* What this task involves: Would you retype, exactly and without the pictures, the lines between the line holding "Convert this chart to Bokeh code." and the line holding "series = [accuracy, precision, recall, f1_score, auc_roc]", inclusive, and nothing else?

* Data to use:

-------------------------

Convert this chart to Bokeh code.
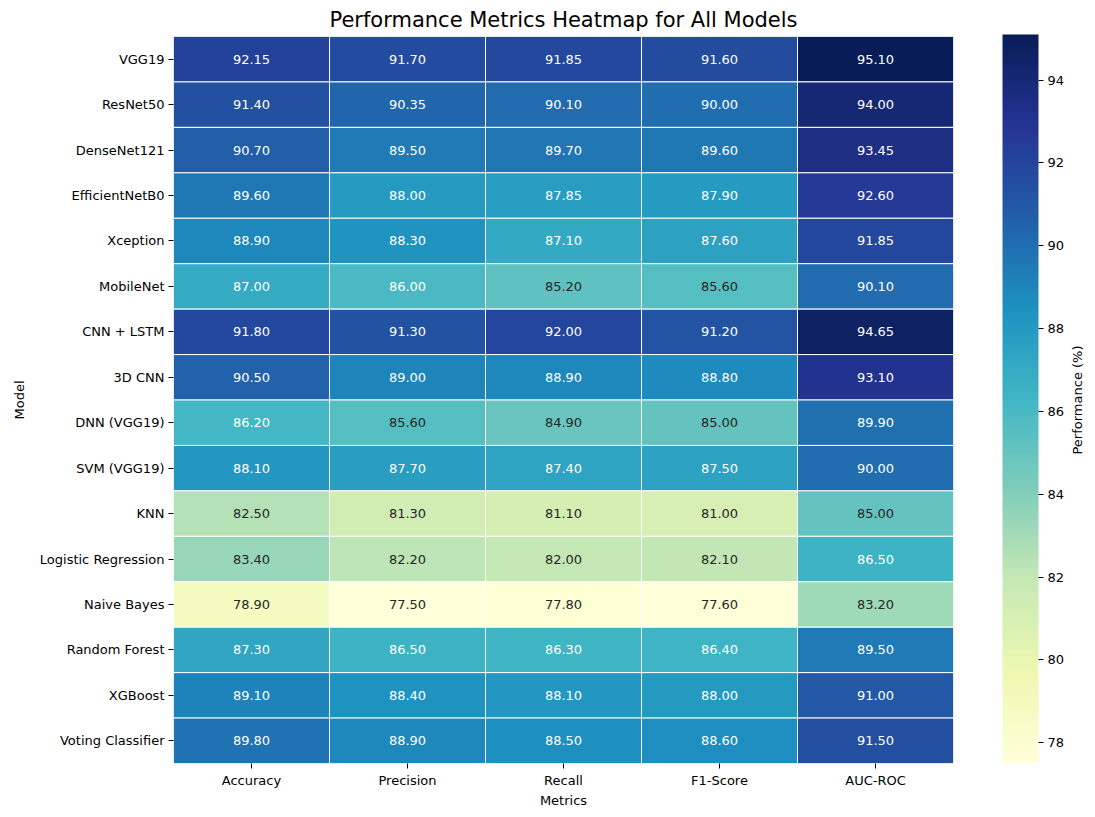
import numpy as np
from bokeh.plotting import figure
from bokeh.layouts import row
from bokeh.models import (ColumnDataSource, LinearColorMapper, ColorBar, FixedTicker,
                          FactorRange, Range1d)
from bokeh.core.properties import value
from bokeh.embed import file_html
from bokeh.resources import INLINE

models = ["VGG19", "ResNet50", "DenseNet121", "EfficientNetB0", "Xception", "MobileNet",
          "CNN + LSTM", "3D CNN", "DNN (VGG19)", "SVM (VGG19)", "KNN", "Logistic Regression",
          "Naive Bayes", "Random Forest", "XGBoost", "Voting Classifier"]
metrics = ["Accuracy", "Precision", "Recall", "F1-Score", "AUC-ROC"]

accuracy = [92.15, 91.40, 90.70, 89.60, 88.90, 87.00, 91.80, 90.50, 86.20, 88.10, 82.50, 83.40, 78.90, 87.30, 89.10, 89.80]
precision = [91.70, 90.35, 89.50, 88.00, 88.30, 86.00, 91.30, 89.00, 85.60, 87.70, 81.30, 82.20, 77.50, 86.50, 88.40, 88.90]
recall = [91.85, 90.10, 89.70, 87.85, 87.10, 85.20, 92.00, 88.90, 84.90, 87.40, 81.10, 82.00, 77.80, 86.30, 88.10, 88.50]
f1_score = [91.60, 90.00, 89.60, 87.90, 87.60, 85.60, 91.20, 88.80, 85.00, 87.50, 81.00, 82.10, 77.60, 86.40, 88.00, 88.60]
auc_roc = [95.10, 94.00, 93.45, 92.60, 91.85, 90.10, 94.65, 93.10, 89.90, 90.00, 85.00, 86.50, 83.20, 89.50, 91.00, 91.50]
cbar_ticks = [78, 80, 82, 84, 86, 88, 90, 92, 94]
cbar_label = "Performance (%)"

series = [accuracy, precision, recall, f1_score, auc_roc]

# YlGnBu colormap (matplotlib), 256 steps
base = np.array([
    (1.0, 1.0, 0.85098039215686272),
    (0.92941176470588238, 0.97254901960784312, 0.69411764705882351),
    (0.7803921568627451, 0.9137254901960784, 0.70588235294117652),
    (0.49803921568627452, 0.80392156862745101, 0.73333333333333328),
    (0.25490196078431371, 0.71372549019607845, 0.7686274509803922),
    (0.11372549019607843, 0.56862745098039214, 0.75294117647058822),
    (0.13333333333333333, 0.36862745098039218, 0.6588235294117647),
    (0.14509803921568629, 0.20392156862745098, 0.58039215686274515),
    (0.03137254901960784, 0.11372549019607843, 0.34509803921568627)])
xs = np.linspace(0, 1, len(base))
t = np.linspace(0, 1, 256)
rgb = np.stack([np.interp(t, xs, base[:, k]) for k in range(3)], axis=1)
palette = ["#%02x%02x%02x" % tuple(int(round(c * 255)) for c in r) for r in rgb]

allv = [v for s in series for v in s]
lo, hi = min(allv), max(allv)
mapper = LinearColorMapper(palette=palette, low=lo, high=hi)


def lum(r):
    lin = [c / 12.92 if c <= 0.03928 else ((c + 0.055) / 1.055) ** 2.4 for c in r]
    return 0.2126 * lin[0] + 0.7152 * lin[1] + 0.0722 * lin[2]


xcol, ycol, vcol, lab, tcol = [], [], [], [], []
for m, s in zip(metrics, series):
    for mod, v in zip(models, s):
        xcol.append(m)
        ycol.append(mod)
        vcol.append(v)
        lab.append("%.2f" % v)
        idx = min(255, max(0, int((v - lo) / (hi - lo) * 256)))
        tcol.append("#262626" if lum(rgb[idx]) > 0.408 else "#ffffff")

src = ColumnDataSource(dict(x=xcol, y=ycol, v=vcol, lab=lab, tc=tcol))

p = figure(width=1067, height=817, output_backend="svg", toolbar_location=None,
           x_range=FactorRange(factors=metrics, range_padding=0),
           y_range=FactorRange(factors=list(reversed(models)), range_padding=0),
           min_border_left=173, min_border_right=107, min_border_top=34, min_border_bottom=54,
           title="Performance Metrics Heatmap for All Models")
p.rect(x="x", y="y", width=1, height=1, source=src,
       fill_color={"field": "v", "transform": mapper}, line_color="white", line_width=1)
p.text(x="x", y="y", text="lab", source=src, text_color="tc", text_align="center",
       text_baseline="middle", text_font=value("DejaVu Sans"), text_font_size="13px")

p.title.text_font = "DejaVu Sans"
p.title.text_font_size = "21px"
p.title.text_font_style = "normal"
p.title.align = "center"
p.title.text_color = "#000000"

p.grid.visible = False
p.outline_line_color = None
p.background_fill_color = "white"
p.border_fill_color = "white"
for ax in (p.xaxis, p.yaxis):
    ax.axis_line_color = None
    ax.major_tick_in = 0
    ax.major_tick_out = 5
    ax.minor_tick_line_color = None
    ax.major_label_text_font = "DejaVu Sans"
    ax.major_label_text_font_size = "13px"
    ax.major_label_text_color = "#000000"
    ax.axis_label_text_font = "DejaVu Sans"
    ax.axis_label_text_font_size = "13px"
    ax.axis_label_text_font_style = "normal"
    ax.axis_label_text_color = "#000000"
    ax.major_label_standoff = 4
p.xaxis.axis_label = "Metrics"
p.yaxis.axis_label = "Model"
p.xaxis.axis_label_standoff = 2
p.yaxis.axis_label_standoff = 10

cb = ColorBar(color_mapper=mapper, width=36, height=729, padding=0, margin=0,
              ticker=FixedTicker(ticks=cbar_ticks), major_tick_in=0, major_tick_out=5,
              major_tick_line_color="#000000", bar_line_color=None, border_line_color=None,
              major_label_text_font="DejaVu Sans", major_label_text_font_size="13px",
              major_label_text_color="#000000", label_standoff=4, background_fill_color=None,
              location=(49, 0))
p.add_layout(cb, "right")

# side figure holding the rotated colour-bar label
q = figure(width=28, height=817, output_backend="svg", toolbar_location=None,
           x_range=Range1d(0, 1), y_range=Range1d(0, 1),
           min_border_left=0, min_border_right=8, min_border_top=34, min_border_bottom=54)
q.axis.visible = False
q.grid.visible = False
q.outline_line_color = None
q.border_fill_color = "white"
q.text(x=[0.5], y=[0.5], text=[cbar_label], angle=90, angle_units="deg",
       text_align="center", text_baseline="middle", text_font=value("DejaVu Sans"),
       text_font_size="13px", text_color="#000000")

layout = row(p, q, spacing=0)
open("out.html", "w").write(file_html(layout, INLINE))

-------------------------

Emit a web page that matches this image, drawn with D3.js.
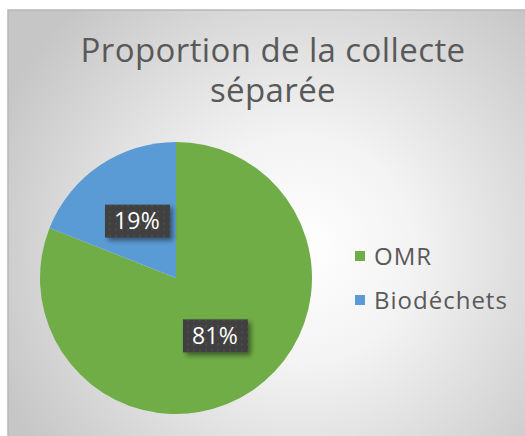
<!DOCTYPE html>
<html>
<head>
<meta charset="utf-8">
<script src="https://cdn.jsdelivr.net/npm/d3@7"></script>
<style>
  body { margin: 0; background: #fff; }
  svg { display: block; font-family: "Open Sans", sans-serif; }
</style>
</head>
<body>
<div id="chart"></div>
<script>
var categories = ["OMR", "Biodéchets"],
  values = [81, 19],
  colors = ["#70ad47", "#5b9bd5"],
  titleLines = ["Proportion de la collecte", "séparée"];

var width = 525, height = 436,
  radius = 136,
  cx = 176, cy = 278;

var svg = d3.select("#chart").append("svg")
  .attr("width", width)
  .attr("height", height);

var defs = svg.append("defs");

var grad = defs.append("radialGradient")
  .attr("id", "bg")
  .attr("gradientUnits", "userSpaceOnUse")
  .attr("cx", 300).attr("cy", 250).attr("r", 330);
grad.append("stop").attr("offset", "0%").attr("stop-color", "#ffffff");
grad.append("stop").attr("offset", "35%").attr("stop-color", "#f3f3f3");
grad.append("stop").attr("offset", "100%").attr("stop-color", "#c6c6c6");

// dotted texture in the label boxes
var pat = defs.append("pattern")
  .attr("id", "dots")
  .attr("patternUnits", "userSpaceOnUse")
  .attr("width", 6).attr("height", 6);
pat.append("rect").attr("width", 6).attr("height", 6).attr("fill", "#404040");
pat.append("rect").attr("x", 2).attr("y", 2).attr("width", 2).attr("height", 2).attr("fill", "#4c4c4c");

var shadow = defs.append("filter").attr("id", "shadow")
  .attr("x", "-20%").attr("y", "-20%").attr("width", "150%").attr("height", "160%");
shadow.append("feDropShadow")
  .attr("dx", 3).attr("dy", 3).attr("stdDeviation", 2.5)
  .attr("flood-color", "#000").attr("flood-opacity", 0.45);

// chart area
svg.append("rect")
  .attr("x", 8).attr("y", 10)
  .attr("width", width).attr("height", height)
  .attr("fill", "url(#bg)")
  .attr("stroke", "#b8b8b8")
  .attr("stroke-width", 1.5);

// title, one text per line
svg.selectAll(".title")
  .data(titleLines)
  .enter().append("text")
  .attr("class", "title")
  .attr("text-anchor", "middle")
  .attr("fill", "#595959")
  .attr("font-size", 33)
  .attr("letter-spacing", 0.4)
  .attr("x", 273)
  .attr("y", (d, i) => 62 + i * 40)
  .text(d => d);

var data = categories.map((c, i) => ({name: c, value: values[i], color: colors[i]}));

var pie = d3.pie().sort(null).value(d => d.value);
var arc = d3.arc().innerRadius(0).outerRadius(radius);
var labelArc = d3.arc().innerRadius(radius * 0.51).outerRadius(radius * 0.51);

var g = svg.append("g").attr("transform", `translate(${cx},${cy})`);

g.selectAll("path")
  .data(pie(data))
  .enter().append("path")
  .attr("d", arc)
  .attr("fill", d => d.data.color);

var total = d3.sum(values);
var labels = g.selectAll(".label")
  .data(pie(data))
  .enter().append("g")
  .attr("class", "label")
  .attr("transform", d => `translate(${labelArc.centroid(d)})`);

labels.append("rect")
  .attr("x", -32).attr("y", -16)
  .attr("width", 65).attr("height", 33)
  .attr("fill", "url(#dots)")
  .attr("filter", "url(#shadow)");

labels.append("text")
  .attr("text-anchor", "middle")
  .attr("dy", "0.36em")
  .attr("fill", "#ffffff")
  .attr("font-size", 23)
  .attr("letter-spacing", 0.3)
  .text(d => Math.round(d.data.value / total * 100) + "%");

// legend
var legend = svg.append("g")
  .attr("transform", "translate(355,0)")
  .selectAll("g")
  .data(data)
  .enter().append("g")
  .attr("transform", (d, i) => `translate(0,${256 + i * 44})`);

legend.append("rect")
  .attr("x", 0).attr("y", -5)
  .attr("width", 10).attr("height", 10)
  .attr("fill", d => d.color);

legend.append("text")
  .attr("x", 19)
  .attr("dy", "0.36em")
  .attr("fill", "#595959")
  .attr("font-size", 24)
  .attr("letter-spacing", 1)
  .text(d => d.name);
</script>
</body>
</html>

-------------------------

* Complete output:
Convert this chart to Bokeh code.
import numpy as np
from bokeh.plotting import figure
from bokeh.layouts import row
from bokeh.models import (ColumnDataSource, LinearColorMapper, ColorBar, FixedTicker,
                          FactorRange, Range1d)
from bokeh.core.properties import value
from bokeh.embed import file_html
from bokeh.resources import INLINE

models = ["VGG19", "ResNet50", "DenseNet121", "EfficientNetB0", "Xception", "MobileNet",
          "CNN + LSTM", "3D CNN", "DNN (VGG19)", "SVM (VGG19)", "KNN", "Logistic Regression",
          "Naive Bayes", "Random Forest", "XGBoost", "Voting Classifier"]
metrics = ["Accuracy", "Precision", "Recall", "F1-Score", "AUC-ROC"]

accuracy = [92.15, 91.40, 90.70, 89.60, 88.90, 87.00, 91.80, 90.50, 86.20, 88.10, 82.50, 83.40, 78.90, 87.30, 89.10, 89.80]
precision = [91.70, 90.35, 89.50, 88.00, 88.30, 86.00, 91.30, 89.00, 85.60, 87.70, 81.30, 82.20, 77.50, 86.50, 88.40, 88.90]
recall = [91.85, 90.10, 89.70, 87.85, 87.10, 85.20, 92.00, 88.90, 84.90, 87.40, 81.10, 82.00, 77.80, 86.30, 88.10, 88.50]
f1_score = [91.60, 90.00, 89.60, 87.90, 87.60, 85.60, 91.20, 88.80, 85.00, 87.50, 81.00, 82.10, 77.60, 86.40, 88.00, 88.60]
auc_roc = [95.10, 94.00, 93.45, 92.60, 91.85, 90.10, 94.65, 93.10, 89.90, 90.00, 85.00, 86.50, 83.20, 89.50, 91.00, 91.50]
cbar_ticks = [78, 80, 82, 84, 86, 88, 90, 92, 94]
cbar_label = "Performance (%)"

series = [accuracy, precision, recall, f1_score, auc_roc]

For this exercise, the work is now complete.